The Truth: Viscosity is not an absolute measure of protection; it is a relative measure of clearance. An engine designed for 0W-16 has tighter bearing clearances and different surface finishes than an engine designed for 5W-40.
In a 1990s engine with loose tolerances, 0W-16 would indeed result in pressure loss and failure. However, in a modern engine designed with clearances under 0.001 inches and DLC coatings, 0W-16 provides the exact same hydrodynamic separation that 5W-30 provided in older engines, but with significantly less drag. The oil isn’t “too thin”—the engine is “too precise.”
Is 0W-0 Possible?
Under the current SAE J300 standard, a true “0W-0” is impossible.
- The “0W” refers to cold cranking performance (simulating -35°C).
- The second number (e.g., 20, 16) refers to operating viscosity.
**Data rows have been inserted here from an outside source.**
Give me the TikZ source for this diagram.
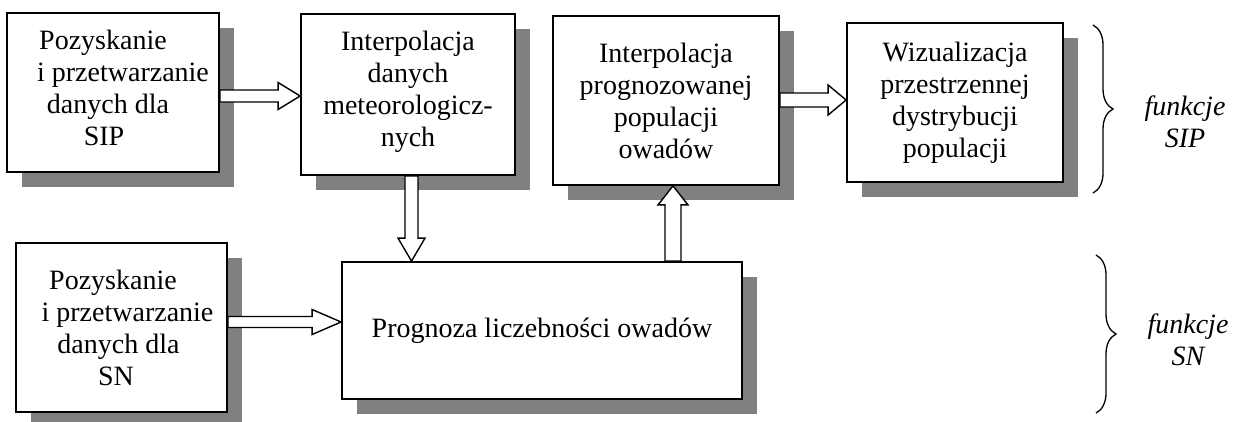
\documentclass[tikz,border=0pt]{standalone}
\usepackage{fontspec}
\setmainfont{Liberation Serif}
\usetikzlibrary{calc,shadows,decorations.pathreplacing}
\definecolor{shadowgray}{RGB}{128,128,128}
\begin{document}
\begin{tikzpicture}[x=1pt,y=-1pt,
  box/.style={draw=black, line width=1.8pt, fill=white, rectangle, inner sep=0pt, align=center,
    font=\fontsize{28}{32}\selectfont,
    drop shadow={shadow xshift=15pt, shadow yshift=-15pt, fill=shadowgray, opacity=1}},
  blockarrow/.style={draw=black, fill=white, line width=1.4pt, line join=miter},
  bracestyle/.style={decorate, decoration={brace, amplitude=20pt}, line width=1.3pt},
  funlabel/.style={align=center, font=\fontsize{28}{32}\selectfont\itshape, inner sep=0pt}]
\useasboundingbox[fill=white] (0,0) rectangle (1236,421);

% boxes
\node[box, minimum width=212pt, minimum height=159pt] (b1) at (113,92.5)
  {Pozyskanie\kern20pt\\\kern20pt i przetwarzanie\\danych dla\kern10pt\\SIP\kern18pt\rule[-10pt]{0pt}{10pt}};
\node[box, minimum width=214pt, minimum height=161pt] (b2) at (408,94.5)
  {Interpolacja\\danych\\meteorologicz-\\nych\rule[-12pt]{0pt}{12pt}};
\node[box, minimum width=226pt, minimum height=169pt] (b3) at (666,100.5)
  {Interpolacja\\prognozowanej\\populacji\\owadów};
\node[box, minimum width=216pt, minimum height=159pt] (b4) at (955,102.5)
  {Wizualizacja\\przestrzennej\\dystrybucji\\populacji};
\node[box, minimum width=211pt, minimum height=169pt] (b5) at (121.5,327.5)
  {Pozyskanie\kern17pt\\\kern12pt i przetwarzanie\\danych dla\kern6pt\\SN\kern11pt};
\node[box, minimum width=400pt, minimum height=137pt] (b6) at (542,330.5)
  {Prognoza liczebności owadów};

% helper coordinates for arrow axes
\coordinate (h1) at (0,96);
\coordinate (h4) at (0,100);
\coordinate (h5) at (0,322);
\coordinate (v2) at (411.5,0);
\coordinate (v3) at (673,0);

% b1 -> b2
\draw[blockarrow] let \p1=(b1.east |- h1), \p2=(b2.west |- h1) in
  (\x1,\y1+6pt) -- (\x2-22pt,\y1+6pt) -- (\x2-22pt,\y1+13.5pt) -- (\x2,\y1)
  -- (\x2-22pt,\y1-13.5pt) -- (\x2-22pt,\y1-6pt) -- (\x1,\y1-6pt) -- cycle;
% b3 -> b4
\draw[blockarrow] let \p1=(b3.east |- h4), \p2=(b4.west |- h4) in
  (\x1,\y1+7pt) -- (\x2-18pt,\y1+7pt) -- (\x2-18pt,\y1+15pt) -- (\x2,\y1)
  -- (\x2-18pt,\y1-15pt) -- (\x2-18pt,\y1-7pt) -- (\x1,\y1-7pt) -- cycle;
% b5 -> b6
\draw[blockarrow] let \p1=(b5.east |- h5), \p2=(b6.west |- h5) in
  (\x1,\y1+5.5pt) -- (\x2-29pt,\y1+5.5pt) -- (\x2-29pt,\y1+12.5pt) -- (\x2,\y1)
  -- (\x2-29pt,\y1-12.5pt) -- (\x2-29pt,\y1-5.5pt) -- (\x1,\y1-5.5pt) -- cycle;
% b2 -> b6 (down)
\draw[blockarrow] let \p1=(b2.south -| v2), \p2=(b6.north -| v2) in
  (\x1-6.5pt,\y1) -- (\x1-6.5pt,\y2+23pt) -- (\x1-13.5pt,\y2+23pt) -- (\x2,\y2)
  -- (\x1+13.5pt,\y2+23pt) -- (\x1+6.5pt,\y2+23pt) -- (\x1+6.5pt,\y1) -- cycle;
% b6 -> b3 (up)
\draw[blockarrow] let \p1=(b6.north -| v3), \p2=(b3.south -| v3) in
  (\x1-8pt,\y1) -- (\x1-8pt,\y2-19pt) -- (\x1-15pt,\y2-19pt) -- (\x2,\y2)
  -- (\x1+15pt,\y2-19pt) -- (\x1+8pt,\y2-19pt) -- (\x1+8pt,\y1) -- cycle;

% braces
\draw[bracestyle] (1093,25) -- (1093,193);
\draw[bracestyle] (1096,255) -- (1096,413);

% labels
\node[funlabel] (f1) at (1185,121.5) {funkcje\\SIP};
\node[funlabel] (f2) at (1188,339.5) {funkcje\\SN};
\end{tikzpicture}
\end{document}
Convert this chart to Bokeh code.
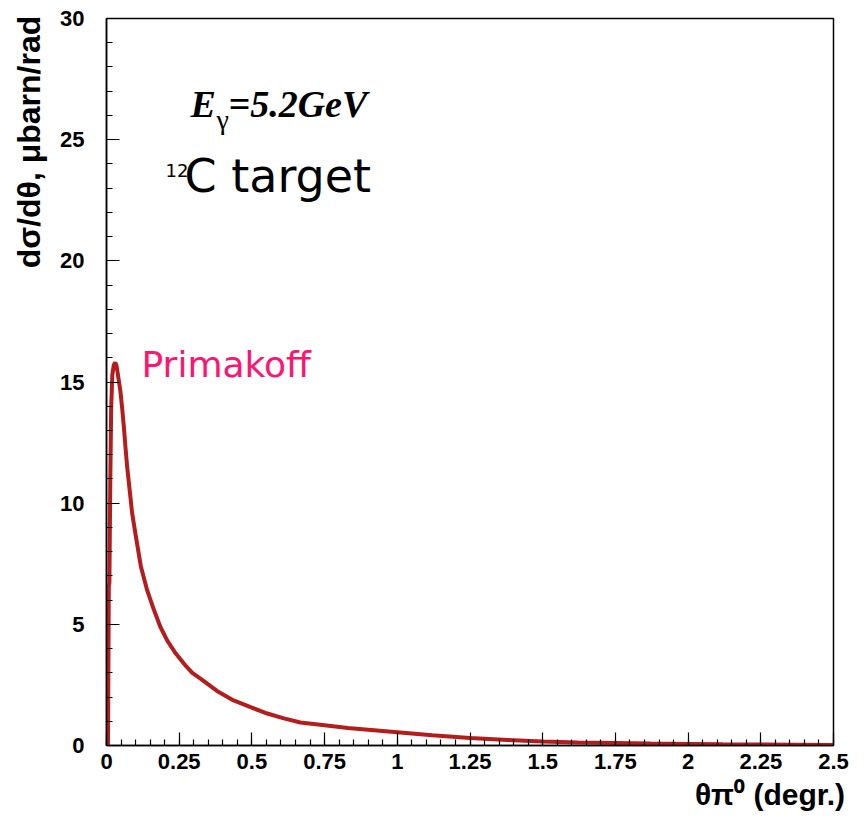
import math
from bokeh.plotting import figure
from bokeh.models import FixedTicker, Label, Range1d
from bokeh.embed import file_html
from bokeh.resources import INLINE

# ---- data ----
theta = [0.000, 0.005, 0.006, 0.008, 0.010, 0.013, 0.016, 0.020, 0.025, 0.030,
         0.034, 0.038, 0.043, 0.048, 0.054, 0.060, 0.066, 0.071, 0.080, 0.088,
         0.100, 0.118, 0.140, 0.163, 0.185, 0.209, 0.235, 0.266, 0.295, 0.323,
         0.380, 0.437, 0.500, 0.553, 0.610, 0.667, 0.750, 0.830, 0.920, 1.000,
         1.120, 1.250, 1.380, 1.500, 1.620, 1.750, 1.870, 2.000, 2.120, 2.250,
         2.370, 2.500]
xsec = [0.0, 0.0, 2.0, 6.6, 6.7, 10.9, 13.9, 15.3, 15.7, 15.8,
        15.7, 15.4, 15.0, 14.6, 13.9, 13.1, 12.2, 11.5, 10.5, 9.6,
        8.7, 7.4, 6.4, 5.6, 4.9, 4.33, 3.85, 3.38, 3.0, 2.76,
        2.25, 1.86, 1.56, 1.32, 1.12, 0.95, 0.84, 0.72, 0.63, 0.55,
        0.42, 0.31, 0.23, 0.17, 0.12, 0.10, 0.08, 0.065, 0.05, 0.04,
        0.03, 0.02]

x_major = [0, 0.25, 0.5, 0.75, 1, 1.25, 1.5, 1.75, 2, 2.25, 2.5]
x_labels = {0: "0", 0.25: "0.25", 0.5: "0.5", 0.75: "0.75", 1: "1", 1.25: "1.25",
            1.5: "1.5", 1.75: "1.75", 2: "2", 2.25: "2.25", 2.5: "2.5"}
x_minor = [round(i * 0.05, 2) for i in range(51)]
y_major = [0, 5, 10, 15, 20, 25, 30]
y_minor = list(range(31))

x_title = "θπ⁰ (degr.)"
y_title = "dσ/dθ, μbarn/rad"

x_min, x_max = 0.0, 2.5
y_min, y_max = 0.0, 30.0

LINE_COLOR = "#b51c1c"
PINK = "#ff1470"
EM = "\u2003"   # em space, used to push the centred axis titles to the frame end

p = figure(frame_width=727, frame_height=727,
           min_border_left=106, min_border_right=25,
           min_border_top=18, min_border_bottom=70,
           output_backend="svg", toolbar_location=None,
           x_range=Range1d(x_min, x_max), y_range=Range1d(y_min, y_max))

p.grid.visible = False
p.outline_line_color = "black"
p.outline_line_width = 1.5
p.background_fill_color = "white"
p.border_fill_color = "white"

for ax, maj, mino in ((p.xaxis[0], x_major, x_minor), (p.yaxis[0], y_major, y_minor)):
    ax.ticker = FixedTicker(ticks=maj, minor_ticks=mino)
    ax.major_tick_in = 13
    ax.major_tick_out = 0
    ax.minor_tick_in = 6
    ax.minor_tick_out = 0
    ax.axis_line_color = "black"
    ax.axis_line_width = 1.5
    ax.major_tick_line_color = "black"
    ax.minor_tick_line_color = "black"
    ax.major_tick_line_width = 1.2
    ax.minor_tick_line_width = 1.2
    ax.major_label_text_font = "Liberation Sans"
    ax.major_label_text_font_style = "bold"
    ax.major_label_text_font_size = "22px"
    ax.major_label_text_color = "black"
    ax.axis_label_text_font = "Liberation Sans"
    ax.axis_label_text_font_style = "bold"
    ax.axis_label_text_color = "black"

p.xaxis[0].major_label_overrides = x_labels
p.xaxis[0].major_label_standoff = 8
p.yaxis[0].major_label_standoff = 22

# titles are centred by the axis; leading em spaces shift the visible text
p.xaxis[0].axis_label = EM * 20 + x_title
p.xaxis[0].axis_label_text_font_size = "30px"
p.xaxis[0].axis_label_standoff = 6
p.yaxis[0].axis_label = EM * 15 + y_title
p.yaxis[0].axis_label_text_font_size = "32px"
p.yaxis[0].axis_label_standoff = 10

p.line(theta, xsec, line_color=LINE_COLOR, line_width=4)

# helpers converting reference pixel positions (anchor) into data positions
fx = (x_max - x_min) / 727.0
fy = (y_max - y_min) / 727.0

def add(text, px, py, size, font="Liberation Sans", style="normal",
        color="black"):
    p.add_layout(Label(x=x_min + (px - 106) * fx, y=y_min + (745 - py) * fy,
                       text=text, text_font=font, text_font_style=style,
                       text_font_size=f"{size}px", text_color=color,
                       text_align="left", text_baseline="alphabetic"))

# E_gamma annotation
add("E", 190, 103, 38, font="Liberation Serif", style="bold italic")
add("γ", 216, 119, 28, font="Liberation Serif")
add("=5.2GeV", 228, 103, 38, font="Liberation Serif", style="bold italic")

# 12C target
add("12", 165, 170, 18, font="DejaVu Sans")
add("C target", 184, 175, 46, font="DejaVu Sans")

# Primakoff
add("Primakoff", 141, 364, 36, font="DejaVu Sans", color=PINK)

open("out.html", "w").write(file_html(p, INLINE))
A “0” operating grade would imply zero viscosity, which physically means zero resistance to flow—a property of superfluids, not engine oils. However, we are seeing experimental 0W-4 grades in Japanese test markets. These fluids rely almost entirely on chemical anti-wear films (additives like ZDDP and Molybdenum) rather than physical oil thickness to prevent wear.
The Trajectory Is Clear
Oils will continue to thin until the limits of tribology are reached. While 0W-20 is the current standard, 0W-8 is the near future for hybrid electric vehicles (HEVs). For the consumer, the takeaway is simple: Do not guess. Using a thicker oil in a modern engine designed for 0W-16 can actually cause wear by starving the variable valve timing system and increasing internal heat. Trust the HTHS rating, not just your intuition.
FAQ
What is Ultra-Low Viscosity Engine Oil?
Ultra-low viscosity engine oil is a highly specialized synthetic lubricant, typically graded 0W-16, 0W-8, or lower, engineered to minimize internal hydrodynamic drag and maximize thermal efficiency. These oils utilize advanced friction modifiers and base stocks to maintain essential protective film thickness in modern, tight-tolerance internal combustion and hybrid engines
Is 0W-16 oil safe for highway driving?
Yes, provided the engine is designed for it. Modern engines using 0W-16 are equipped with heavy-duty cooling systems and high-precision bearings that maintain safe oil pressure and film strength even at highway speeds and high temperatures.
Can I use 0W-20 instead of 0W-16?
Generally, yes, as a temporary top-off. 0W-20 is slightly thicker than 0W-16. However, consistently using thicker oil than recommended may decrease fuel economy and could slow down the operation of hydraulic components like VVT solenoids.
What is the difference between Kinematic Viscosity and HTHS?
Kinematic viscosity measures how easily oil flows under gravity (like pouring it out of a bottle), while HTHS (High-Temperature High-Shear) measures the oil’s resistance to being squeezed out from between fast-moving bearings under load. HTHS is the critical metric for engine protection.